Die Situation ist nicht unheikel, denn viele Frohbotschaften haben Karl Nehammer und Werner Kogler ihrem Parteivolk nicht zu überbringen.
Beide Parteien liegen in den Umfragen deutlich unter dem letzten Wahlergebnis, die Grünen bei elf statt 14 Prozent, die ÖVP bei 24 statt 38 Prozent. Und die Vertrauenswerte in die Koalition bzw. deren politische Exponenten sind laut OGM-Vertrauensindex auf einem Rekordtief angelangt.
Die Parteichefs könnten versucht sein, die Schuld an den schlechten Vertrauenswerten dem jeweils anderen in die Schuhe zu schieben. Oder sich am Koalitionspartner zu reiben, um bei den eigenen Anhängern Punkte zu sammeln.
Aber Fehlanzeige. „Der Koalitionspartner wird auf unserem Bundeskongress kein, oder zumindest kein großes Thema sein“, heißt es bei den Grünen. „Sich an den Grünen zu reiben, wird null Thema sein“, heißt es fast gleichlautend aus der ÖVP.
Dauer-Streitthema ist weg
Tatsächlich ist seit Nehammer ein koalitionäres Streitthema weggefallen: die Flüchtlingspolitik. „Es sind jetzt keine Emotionen in dem Thema drinnen“, bestätigt ein ÖVPler die atmosphärische Veränderung. Die Grünen sind darüber sehr erleichtert, denn die Kurz-ÖVP hatte – ohne Rücksicht auf die grüne Basis – regelmäßig mit Provokationen übergelaufene FPÖ-Wähler bedient. „Ich glaube, die Grünen sind überrascht, wie geräuschlos und professionell wir die Voraussetzungen dafür schaffen, 100.000 bis 200.000 Menschen in Österreich zu versorgen“, heißt es in der ÖVP.

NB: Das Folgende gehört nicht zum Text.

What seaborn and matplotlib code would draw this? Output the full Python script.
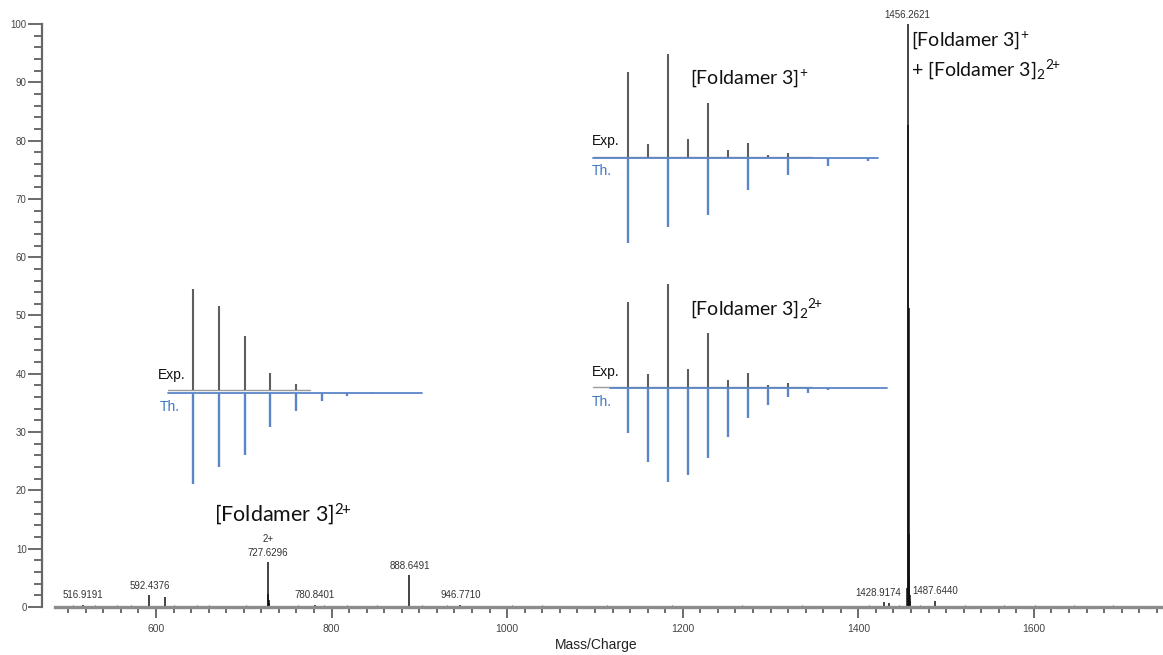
import matplotlib
matplotlib.use("Agg")
import matplotlib.pyplot as plt
from matplotlib.ticker import MultipleLocator
import seaborn as sns
import pandas as pd

# ---------------- data ----------------
# main spectrum: labelled / visible peaks (m/z, relative intensity %)
peak_mz = [516.92, 592.44, 610.6, 727.63, 728.13, 728.63, 729.13,
           780.84, 888.65, 946.77, 1428.92, 1435.4,
           1455.76, 1456.26, 1456.76, 1457.26, 1457.76, 1458.26, 1458.76,
           1459.26, 1487.64]
peak_int = [0.4, 2.1, 1.7, 7.7, 2.2, 1.2, 0.6,
            0.4, 5.5, 0.4, 0.8, 0.7,
            3.3, 100.0, 82.7, 51.3, 12.5, 5.0, 2.0,
            1.0, 1.1]

# low-level background signals along the baseline
noise_mz = [498, 505, 522, 531, 547, 556, 563, 571, 580, 621, 640, 647, 653,
            660, 668, 684, 702, 744, 762, 773, 791, 808, 818, 833, 852, 872,
            903, 915, 931, 958, 979, 1005, 1022, 1040, 1068, 1093, 1114,
            1139, 1162, 1188, 1215, 1241, 1268, 1289, 1312, 1336, 1358, 1382,
            1412, 1446, 1470, 1503, 1521, 1548, 1566, 1582, 1601, 1623, 1646,
            1668, 1690, 1712, 1734]
noise_int = [0.2, 0.3, 0.2, 0.3, 0.2, 0.3, 0.2, 0.3, 0.2, 0.3, 0.2, 0.3, 0.2,
             0.3, 0.2, 0.2, 0.3, 0.2, 0.3, 0.2, 0.3, 0.2, 0.3, 0.2, 0.3, 0.2,
             0.3, 0.2, 0.3, 0.2, 0.2, 0.3, 0.2, 0.3, 0.2, 0.2, 0.3, 0.2,
             0.2, 0.3, 0.2, 0.2, 0.3, 0.2, 0.2, 0.3, 0.2, 0.2, 0.3,
             0.3, 0.3, 0.2, 0.3, 0.2, 0.3, 0.2, 0.3, 0.2, 0.3,
             0.2, 0.3, 0.2, 0.2]

label_mz = [516.9191, 592.4376, 727.6296, 780.8401, 888.6491, 946.7710,
            1428.9174, 1456.2621, 1487.6440]
label_h = [0.4, 2.1, 7.7, 0.4, 5.5, 0.4, 0.8, 100.0, 1.1]

# isotope patterns of the insets (relative intensity %)
dication_exp_mz = [727.63, 728.13, 728.63, 729.13, 729.63]
dication_exp_int = [100, 83, 53, 17, 6]
dication_th_mz = [727.63, 728.13, 728.63, 729.13, 729.63, 730.13, 730.63, 731.13]
dication_th_int = [100, 81, 68, 37, 20, 9, 3, 1]

cluster_exp_mz = [1456.26, 1456.76, 1457.26, 1457.76, 1458.26, 1458.76,
                  1459.26, 1459.76, 1460.26]
cluster_exp_int = [83, 13, 100, 17, 52, 7, 14, 2, 4]
monomer_th_mz = [1456.26, 1457.26, 1458.26, 1459.26, 1460.26, 1461.26, 1462.26]
monomer_th_int = [100, 81, 67, 38, 20, 9, 4]
dimer_th_mz = [1456.26, 1456.76, 1457.26, 1457.76, 1458.26, 1458.76, 1459.26,
               1459.76, 1460.26, 1460.76, 1461.26, 1461.76]
dimer_th_int = [48, 79, 100, 93, 74, 52, 32, 18, 10, 5, 2, 1]

# ---------------- style ----------------
sns.set_theme(style="ticks")
plt.rcParams["font.family"] = ["Liberation Sans", "DejaVu Sans"]
plt.rcParams["mathtext.fontset"] = "custom"
plt.rcParams["mathtext.rm"] = "Lato"
plt.rcParams["mathtext.it"] = "Lato:italic"
plt.rcParams["mathtext.bf"] = "Lato:bold"

W, H = 1163, 655
fig = plt.figure(figsize=(W / 100, H / 100), dpi=100)
fig.patch.set_facecolor("white")


def px_axes(x0, y0, x1, y1):
    """Axes placed by pixel box (top-left origin)."""
    return fig.add_axes([x0 / W, 1 - y1 / H, (x1 - x0) / W, (y1 - y0) / H])


def px_text(x, y, s, **kw):
    fig.text(x / W, 1 - y / H, s, **kw)


# ---------------- main spectrum ----------------
ax = px_axes(55, 24, 1163, 609)
ax.set_xlim(485, 1747)
ax.set_ylim(-0.35, 100)
ax.patch.set_visible(False)

noise = pd.DataFrame({"mz": noise_mz, "int": noise_int})
peaks = pd.DataFrame({"mz": peak_mz, "int": peak_int})
ax.vlines(noise["mz"], 0, noise["int"], color="#555555", lw=0.8)
ax.vlines(peaks["mz"], 0, peaks["int"], color="#111111", lw=1.1)

for mz, h in zip(label_mz, label_h):
    dx = -4 if mz == 1428.9174 else 0
    ax.annotate(f"{mz:.4f}", (mz, h), xytext=(dx, 3), textcoords="offset points",
                ha="center", va="bottom", fontsize=7, color="#333333",
                annotation_clip=False)
ax.annotate("2+", (727.6296, 7.7), xytext=(0, 13), textcoords="offset points",
            ha="center", va="bottom", fontsize=7, color="#333333")

sns.despine(ax=ax, top=True, right=True)
ax.spines["left"].set_position(("outward", 9.4))
ax.spines["left"].set_bounds(0, 100)
ax.spines["left"].set_color("#666666")
ax.spines["left"].set_linewidth(1.6)
ax.spines["bottom"].set_position(("data", 0))
ax.spines["bottom"].set_color("#8c8c8c")
ax.spines["bottom"].set_linewidth(2.4)

ax.yaxis.set_major_locator(MultipleLocator(10))
ax.yaxis.set_minor_locator(MultipleLocator(2))
ax.xaxis.set_major_locator(MultipleLocator(200))
ax.xaxis.set_minor_locator(MultipleLocator(20))
ax.tick_params(axis="y", which="major", length=10, width=1.1, color="#444444",
               labelsize=7, labelcolor="#444444", pad=1)
ax.tick_params(axis="y", which="minor", length=5.5, width=1.1, color="#444444")
ax.tick_params(axis="x", which="major", length=8, width=1.1, color="#444444",
               labelsize=7.5, labelcolor="#444444", pad=4)
ax.tick_params(axis="x", which="minor", length=4, width=1.1, color="#444444")
ax.set_xlabel("Mass/Charge", fontsize=10, color="#222222")
ax.xaxis.set_label_coords(0.488, -0.05)

# ---------------- inset helpers ----------------
EXP_C = "#5e5e5e"
EXP_BASE = "#9a9a9a"
TH_C = "#5a86c8"


def stems(box, xlim, mz, vals, base_to, color, lw, upward=True, base_from=None):
    a = px_axes(*box)
    a.set_xlim(*xlim)
    a.set_ylim((0, 100) if upward else (-100, 0))
    a.set_axis_off()
    a.patch.set_visible(False)
    start = xlim[0] if base_from is None else base_from
    base = pd.DataFrame({"x": [start, base_to], "y": [0, 0]})
    sns.lineplot(data=base, x="x", y="y", ax=a,
                 color=EXP_BASE if upward else color,
                 lw=1.0 if upward else 1.3, clip_on=False, legend=False)
    sign = 1 if upward else -1
    a.vlines(mz, 0, [sign * v for v in vals], color=color, lw=lw, clip_on=False)
    return a


# [Foldamer 3]2+ inset
stems((168, 289, 422, 390), (727.14, 732.08), dication_exp_mz, dication_exp_int,
      729.91, EXP_C, 1.5)
stems((168, 393, 422, 484), (727.14, 732.08), dication_th_mz, dication_th_int,
      732.08, TH_C, 1.7, upward=False)
px_text(158, 375, "Exp.", fontsize=10, color="#111111", va="center")
px_text(160, 407, "Th.", fontsize=10, color="#3d78c4", va="center")

# [Foldamer 3]+ inset
stems((593, 54, 878, 157), (1455.385, 1462.51), cluster_exp_mz, cluster_exp_int,
      1460.86, EXP_C, 1.5)
stems((593, 158, 878, 243), (1455.385, 1462.51), monomer_th_mz, monomer_th_int,
      1462.51, TH_C, 1.7, upward=False)
px_text(592, 141, "Exp.", fontsize=10, color="#111111", va="center")
px_text(592, 171, "Th.", fontsize=10, color="#3d78c4", va="center")

# [Foldamer 3]2 2+ inset
stems((593, 284, 887, 387), (1455.385, 1462.735), cluster_exp_mz, cluster_exp_int,
      1460.86, EXP_C, 1.5)
stems((593, 388, 887, 482), (1455.385, 1462.735), dimer_th_mz, dimer_th_int,
      1462.735, TH_C, 1.7, upward=False, base_from=1455.81)
px_text(592, 372, "Exp.", fontsize=10, color="#111111", va="center")
px_text(592, 402, "Th.", fontsize=10, color="#3d78c4", va="center")

# ---------------- species labels ----------------
FAM = ["Lato", "DejaVu Sans"]
SUP2 = r"$^{\mathregular{2}\!\mathregular{+}}$"
SUP1 = r"$^{\mathregular{+}}$"
SUB2 = r"$_{\mathregular{2}}$"
px_text(214, 514, "[Foldamer 3]" + SUP2, fontsize=15.5, color="#111111",
        family=FAM, va="center")
px_text(690, 78, "[Foldamer 3]" + SUP1, fontsize=14, color="#111111",
        family=FAM, va="center")
px_text(690, 308, "[Foldamer 3]" + SUB2 + SUP2, fontsize=14, color="#111111",
        family=FAM, va="center")
px_text(911, 40, "[Foldamer 3]" + SUP1, fontsize=14, color="#111111",
        family=FAM, va="center")
px_text(911, 69, "+ [Foldamer 3]" + SUB2 + SUP2, fontsize=14, color="#111111",
        family=FAM, va="center")

fig.savefig("out.png", dpi=100, facecolor="white")
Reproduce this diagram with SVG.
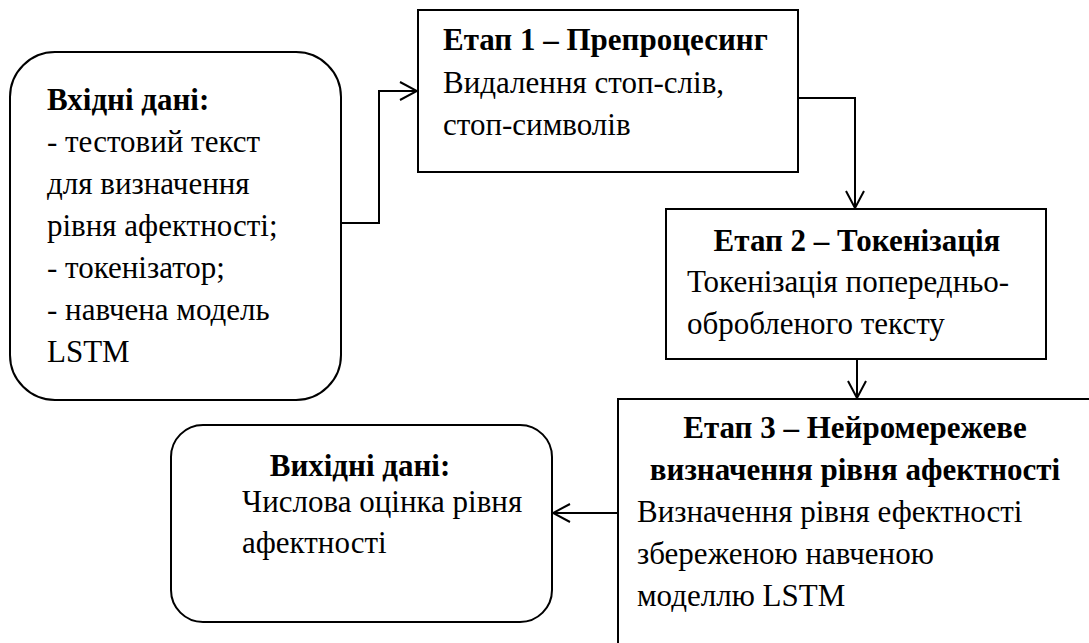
<svg xmlns="http://www.w3.org/2000/svg" width="1089" height="643" viewBox="0 0 1089 643">
  <defs>
    <marker id="arrow" viewBox="0 0 20 20" refX="19" refY="10" markerWidth="20" markerHeight="20" markerUnits="userSpaceOnUse" orient="auto">
      <path d="M2,1 L19,10 L2,19" fill="none" stroke="#000" stroke-width="2"/>
    </marker>
  </defs>

  <rect width="1089" height="643" fill="#fff"/>

  <!-- Input data -->
  <g id="input">
    <rect x="10" y="52" width="331" height="348" rx="45" ry="45" fill="#fff" stroke="#000" stroke-width="2"/>
    <text font-family="Liberation Serif" font-size="31" font-weight="bold" x="47" y="110">Вхідні дані:</text>
    <text font-family="Tinos, 'Liberation Serif', serif" font-size="31" x="47" y="152">- тестовий текст</text>
    <text font-family="Tinos, 'Liberation Serif', serif" font-size="31" x="47" y="194">для визначення</text>
    <text font-family="Tinos, 'Liberation Serif', serif" font-size="31" x="47" y="236">рівня афектності;</text>
    <text font-family="Tinos, 'Liberation Serif', serif" font-size="31" x="47" y="278">- токенізатор;</text>
    <text font-family="Tinos, 'Liberation Serif', serif" font-size="31" x="47" y="320">- навчена модель</text>
    <text font-family="Tinos, 'Liberation Serif', serif" font-size="31" x="47" y="362">LSTM</text>
  </g>

  <!-- Stage 1 -->
  <g id="stage1">
    <rect x="418" y="10" width="380" height="162" fill="#fff" stroke="#000" stroke-width="2"/>
    <text font-family="Liberation Serif" font-size="31" font-weight="bold" x="443" y="50">Етап 1 – Препроцесинг</text>
    <text font-family="Tinos, 'Liberation Serif', serif" font-size="31" x="443" y="93">Видалення стоп-слів,</text>
    <text font-family="Tinos, 'Liberation Serif', serif" font-size="31" x="443" y="135">стоп-символів</text>
  </g>

  <!-- Stage 2 -->
  <g id="stage2">
    <rect x="666" y="209" width="380" height="150" fill="#fff" stroke="#000" stroke-width="2"/>
    <text font-family="Liberation Serif" font-size="31" font-weight="bold" text-anchor="middle" x="857" y="251">Етап 2 – Токенізація</text>
    <text font-family="Tinos, 'Liberation Serif', serif" font-size="31" x="687" y="292">Токенізація попередньо-</text>
    <text font-family="Tinos, 'Liberation Serif', serif" font-size="31" x="687" y="334">обробленого тексту</text>
  </g>

  <!-- Stage 3 -->
  <g id="stage3">
    <rect x="618" y="399" width="500" height="270" fill="#fff" stroke="#000" stroke-width="2"/>
    <text font-family="Liberation Serif" font-size="31" font-weight="bold" text-anchor="middle" x="855" y="438">Етап 3 – Нейромережеве</text>
    <text font-family="Liberation Serif" font-size="31" font-weight="bold" text-anchor="middle" x="855" y="480">визначення рівня афектності</text>
    <text font-family="Tinos, 'Liberation Serif', serif" font-size="31" x="637" y="522">Визначення рівня ефектності</text>
    <text font-family="Tinos, 'Liberation Serif', serif" font-size="31" x="637" y="564">збереженою навченою</text>
    <text font-family="Tinos, 'Liberation Serif', serif" font-size="31" x="637" y="606">моделлю LSTM</text>
  </g>

  <!-- Output data -->
  <g id="output">
    <rect x="171" y="425" width="381" height="197" rx="32" ry="32" fill="#fff" stroke="#000" stroke-width="2"/>
    <text font-family="Liberation Serif" font-size="31" font-weight="bold" text-anchor="middle" x="360" y="476">Вихідні дані:</text>
    <text font-family="Tinos, 'Liberation Serif', serif" font-size="31" x="242" y="512">Числова оцінка рівня</text>
    <text font-family="Tinos, 'Liberation Serif', serif" font-size="31" x="242" y="553">афектності</text>
  </g>

  <!-- Connectors -->
  <g id="connectors" fill="none" stroke="#000" stroke-width="2">
    <path d="M341,223 H379 V91 H417" marker-end="url(#arrow)"/>
    <path d="M798,98 H855 V208" marker-end="url(#arrow)"/>
    <path d="M857,359 V398" marker-end="url(#arrow)"/>
    <path d="M618,513 H553" marker-end="url(#arrow)"/>
  </g>
</svg>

Tatsächlich loben die Grünen die gute Gesprächsbasis zwischen Nehammer und Kogler. Neuwahlen sind kein Thema mehr, Nehammer hat klar gemacht, dass er die Periode bis 2024 durchziehen will.
Ächzen unter den Krisen
Also alles paletti bei Türkis-Grün?
Nicht ganz. Die Koalitionsparteien ächzen unter den Endlos-Krisen. Kogler wird seine Delegierten darauf einstimmen, dass in der Energiekrise Grüne mitunter Dinge tun müssen, die man von ihnen nicht erwarten würde – etwa, sich bei menschenrechtlich fragwürdigen Regimen um klimaschädliches Gas anzustellen. Oder höheren Ausgaben für Rüstung zuzustimmen.
Der Dreifach-Krisen-Herbst aus Krieg, Pandemie und Teuerung wird auch auf dem ÖVP-Parteitag im Zentrum stehen, wenngleich der angehende ÖVP-Chef eigene Akzente setzen will: Er muss klarmachen, was - etwa im Unterschied zu Kurz - das Charakteristikum einer Nehammer-ÖVP sein wird.